West Baton Rouge Parish Proposes 15% Sewer Rate Hike — The First in 18 Years

West Baton Rouge Parish Proposes 15% Sewer Rate Hike — The First in 18 Years
IMG_9276-renewed

By John Summers | April 6, 2026

PORT ALLEN — West Baton Rouge Parish residents and businesses could see sewer bills increase by roughly 15 percent under an ordinance introduced at last week's Parish Council meeting — a hike that officials say they fought hard to keep as low as possible after a state-mandated study initially recommended an increase nearly seven times larger.

The proposal goes to a public hearing at 5:30 p.m. on Thursday, April 9, at the West Baton Rouge Parish Governmental Building, 880 N. Alexander Ave., Port Allen.

What the increase would mean for your bill

According to parish figures, the average residential customer uses about 6,000 gallons of water per month. At that usage level, a monthly sewer bill would increase from $23.50 to $27.04 — a difference of $3.54 per month, or roughly $42 per year.

At the maximum residential cap of 15,000 gallons, a bill would go from $43.75 to $50.35 — an increase of $6.60 per month, or about $79 per year.

For commercial customers, the monthly minimum would rise from $40.00 to $46.00. Commercial accounts carry no usage cap.

Rates unchanged since 2008

Parish Utilities Director Adrian Genre told the council during October budget hearings that sewer rates have not increased since 2008 — an 18-year freeze that officials said was no longer sustainable.

"Obviously, there's more, there's less, but it'll just give you some sort of average," Genre said of the projected impact. "That's from 18 years of not having raised anything."

The state study — and the pushback

The rate increase stems from a study conducted by Eisner Amper, a third-party firm, under Louisiana Department of Health guidelines. Genre presented the study's findings to the council in February. On the water side, the firm found the parish's current structure sustainable and proposed no increase. Sewer was a different story.

Eisner Amper's initial draft recommended a 95 percent sewer rate increase.

"Obviously, we strongly disagreed with that," Genre said.

Genre said he worked with Parish President Jason Manola, Director of Finance Chance Stephens, and Chief of Administration Phillip Bourgoyne to challenge the firm's analysis, providing additional documentation on capital outlay, day-to-day operations, the parish's customer base, and current financial position.

After that first round of pushback, Eisner Amper revised its recommendation to 38 percent. The parish pushed back again.

"We still felt like that was not where we needed to be," Genre said.

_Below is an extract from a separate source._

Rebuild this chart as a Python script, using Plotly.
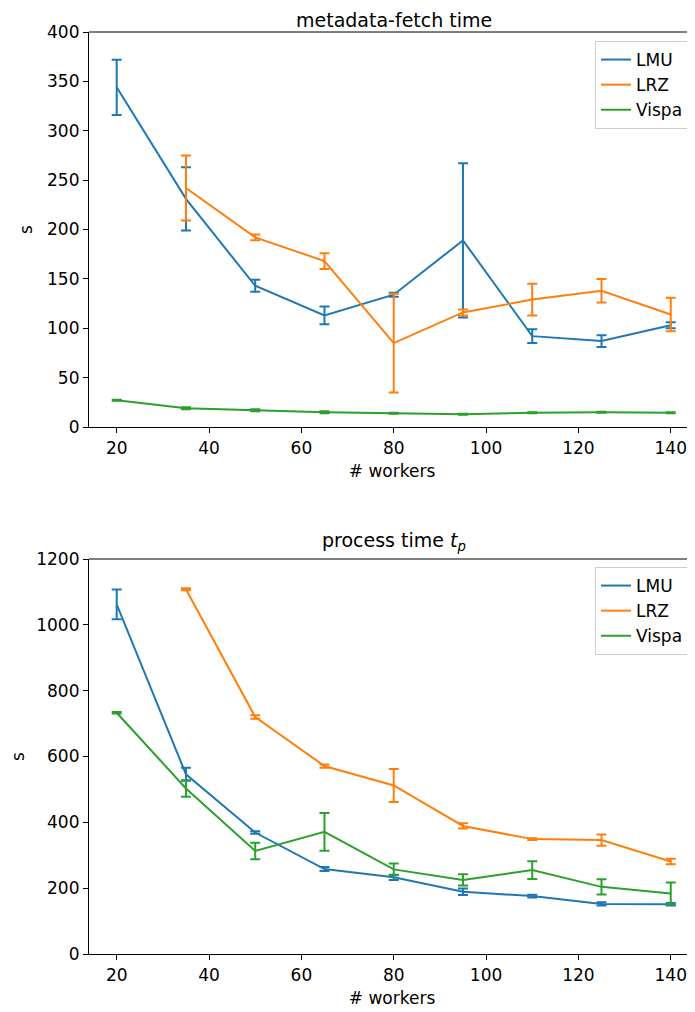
import plotly.graph_objects as go

workers = [20, 35, 50, 65, 80, 95, 110, 125, 140]
workers_lrz = [35, 50, 65, 80, 95, 110, 125, 140]

# metadata-fetch time (s)
meta_lmu = [344, 231, 143, 113, 134, 189, 92, 87, 103]
meta_lmu_err = [28, 32, 6, 9, 2, 78, 7, 6, 3]
meta_lrz = [242, 192, 168, 85, 116, 129, 138, 114]
meta_lrz_err = [33, 3, 8, 50, 3, 16, 12, 17]
meta_vispa = [27, 19, 17, 15, 14, 13, 14.5, 15, 14.5]
meta_vispa_err = [0.5, 1, 1, 1, 0.5, 0.5, 0.5, 0.5, 0.5]

# process time t_p (s)
proc_lmu = [1062, 546, 369, 258, 233, 189, 176, 152, 151]
proc_lmu_err = [45, 20, 4, 6, 8, 10, 4, 5, 4]
proc_lrz = [1108, 720, 571, 512, 389, 349, 346, 281]
proc_lrz_err = [3, 5, 5, 50, 8, 3, 17, 8]
proc_vispa = [733, 503, 313, 371, 257, 225, 255, 204, 184]
proc_vispa_err = [2, 25, 25, 57, 18, 17, 27, 23, 33]

names = ["LMU", "LRZ", "Vispa"]
colors = ["#1f77b4", "#ff7f0e", "#2ca02c"]

FONT = "DejaVu Sans"
fig = go.Figure()

def add(x, y, err, name, color, xa, ya, legend):
    fig.add_trace(go.Scatter(
        x=x, y=y, mode="lines", name=name,
        line=dict(color=color, width=2),
        error_y=dict(type="data", array=err, visible=True, color=color,
                     thickness=2, width=5),
        xaxis=xa, yaxis=ya, legend=legend))

for xs, ys, es, n, c in zip([workers, workers_lrz, workers],
                            [meta_lmu, meta_lrz, meta_vispa],
                            [meta_lmu_err, meta_lrz_err, meta_vispa_err],
                            names, colors):
    add(xs, ys, es, n, c, "x", "y", "legend")

for xs, ys, es, n, c in zip([workers, workers_lrz, workers],
                            [proc_lmu, proc_lrz, proc_vispa],
                            [proc_lmu_err, proc_lrz_err, proc_vispa_err],
                            names, colors):
    add(xs, ys, es, n, c, "x2", "y2", "legend2")

# page has an 8px body margin; work in page coordinates and subtract it
OFF = 8
W, H = 695 - OFF, 1012 - OFF
L = 89 - OFF
T = 32 - OFF
B = H - (954 - OFF)
plot_h = H - T - B
top_dom = [(954 - 427) / plot_h, 1]
bot_dom = [0, (954 - 559) / plot_h]
x_ticks = [20, 40, 60, 80, 100, 120, 140]
x_range = [14, 14 + (695 - 89) / 4.617]

axis_common = dict(showline=True, linecolor="black", linewidth=1.2,
                   ticks="outside", ticklen=5, tickwidth=1.2, tickcolor="black",
                   showgrid=False, zeroline=False, mirror=False,
                   tickfont=dict(family=FONT, size=17, color="black"))

legend_common = dict(xanchor="right", yanchor="top", x=(689 - 89) / 606,
                     bgcolor="rgba(255,255,255,0.8)", bordercolor="#cccccc",
                     borderwidth=1, font=dict(family=FONT, size=17, color="black"))

title_font = dict(family=FONT, size=17, color="black")

fig.update_layout(
    width=W, height=H,
    margin=dict(l=L, r=0, t=T, b=B),
    plot_bgcolor="white", paper_bgcolor="white",
    font=dict(family=FONT, size=17, color="black"),
    xaxis=dict(domain=[0, 1], anchor="y", range=x_range, tickvals=x_ticks,
               title=dict(text="# workers", standoff=8, font=title_font),
               **axis_common),
    yaxis=dict(domain=top_dom, anchor="x", range=[0, 400],
               tickvals=list(range(0, 401, 50)),
               title=dict(text="s", standoff=10, font=title_font),
               **axis_common),
    xaxis2=dict(domain=[0, 1], anchor="y2", range=x_range, tickvals=x_ticks,
                title=dict(text="# workers", standoff=8, font=title_font),
                **axis_common),
    yaxis2=dict(domain=bot_dom, anchor="x2", range=[0, 1200],
                tickvals=list(range(0, 1201, 200)),
                title=dict(text="s", standoff=10, font=title_font),
                **axis_common),
    legend=dict(y=(954 - 41) / plot_h, tracegroupgap=0, **legend_common),
    legend2=dict(y=(954 - 567) / plot_h, tracegroupgap=0, **legend_common),
    annotations=[
        dict(text="metadata-fetch time", x=(393.5 - 89) / 606, y=1,
             xref="paper", yref="paper",
             xanchor="center", yanchor="bottom", yshift=-1, showarrow=False,
             font=dict(family=FONT, size=19, color="black")),
        dict(text="process time <i>t</i><sub><i>p</i></sub>", x=(393.5 - 89) / 606,
             y=bot_dom[1], xref="paper", yref="paper", xanchor="center",
             yanchor="bottom", yshift=3, showarrow=False,
             font=dict(family=FONT, size=19, color="black")),
    ],
    shapes=[
        dict(type="line", xref="paper", yref="paper", x0=0, x1=1,
             y0=top_dom[1], y1=top_dom[1], line=dict(color="black", width=1.2)),
        dict(type="line", xref="paper", yref="paper", x0=0, x1=1,
             y0=bot_dom[1], y1=bot_dom[1], line=dict(color="black", width=1.2)),
    ],
)

fig.write_html("out.html")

The final sticking point was a proposed $160,000 annual asset reserve fund tied to the Westport sewer station. The firm argued the parish needed to demonstrate it could replace the facility in a catastrophic failure. Parish officials countered that the general sales tax fund could cover the reserve and offered to formalize that commitment by ordinance — pointing to Iberville Parish, which had taken the same approach. Eisner Amper accepted the argument, and the final recommendation came in at 15 percent.

"This is so important for people to understand," Councilman Brady Hotard said during the council's February discussion of the study. "The press will say sewer rates raised 15 percent, but they didn't see — and they weren't in the meetings — how much we went to bat for them to fight for what is truly accurate."

Why the increase matters beyond the bill

According to the draft ordinance, the state requires a 1.15 sustainability factor — meaning a system's revenues must cover at least 115 percent of its operating costs — before a parish qualifies for future infrastructure grant funding. The ordinance states WBR Parish's current rates do not meet that threshold.

The ordinance also authorizes annual Consumer Price Index adjustments with council approval, meaning future rate increases could follow without a separate public hearing process each time.

What happens next

The council introduced the ordinance March 26 but took no final vote. The public hearing is:

Thursday, April 9, 2026 | 5:30 p.m. West Baton Rouge Parish Governmental Building 880 N. Alexander Ave., Port Allen

Residents who want to speak must sign in before the public comment period. If adopted April 9, the ordinance takes effect upon signature of Parish President Jason Manola.


Average monthly residential usage figure provided by Madison Cacioppo, WBR Parish Public Information Officer, March 31, 2026.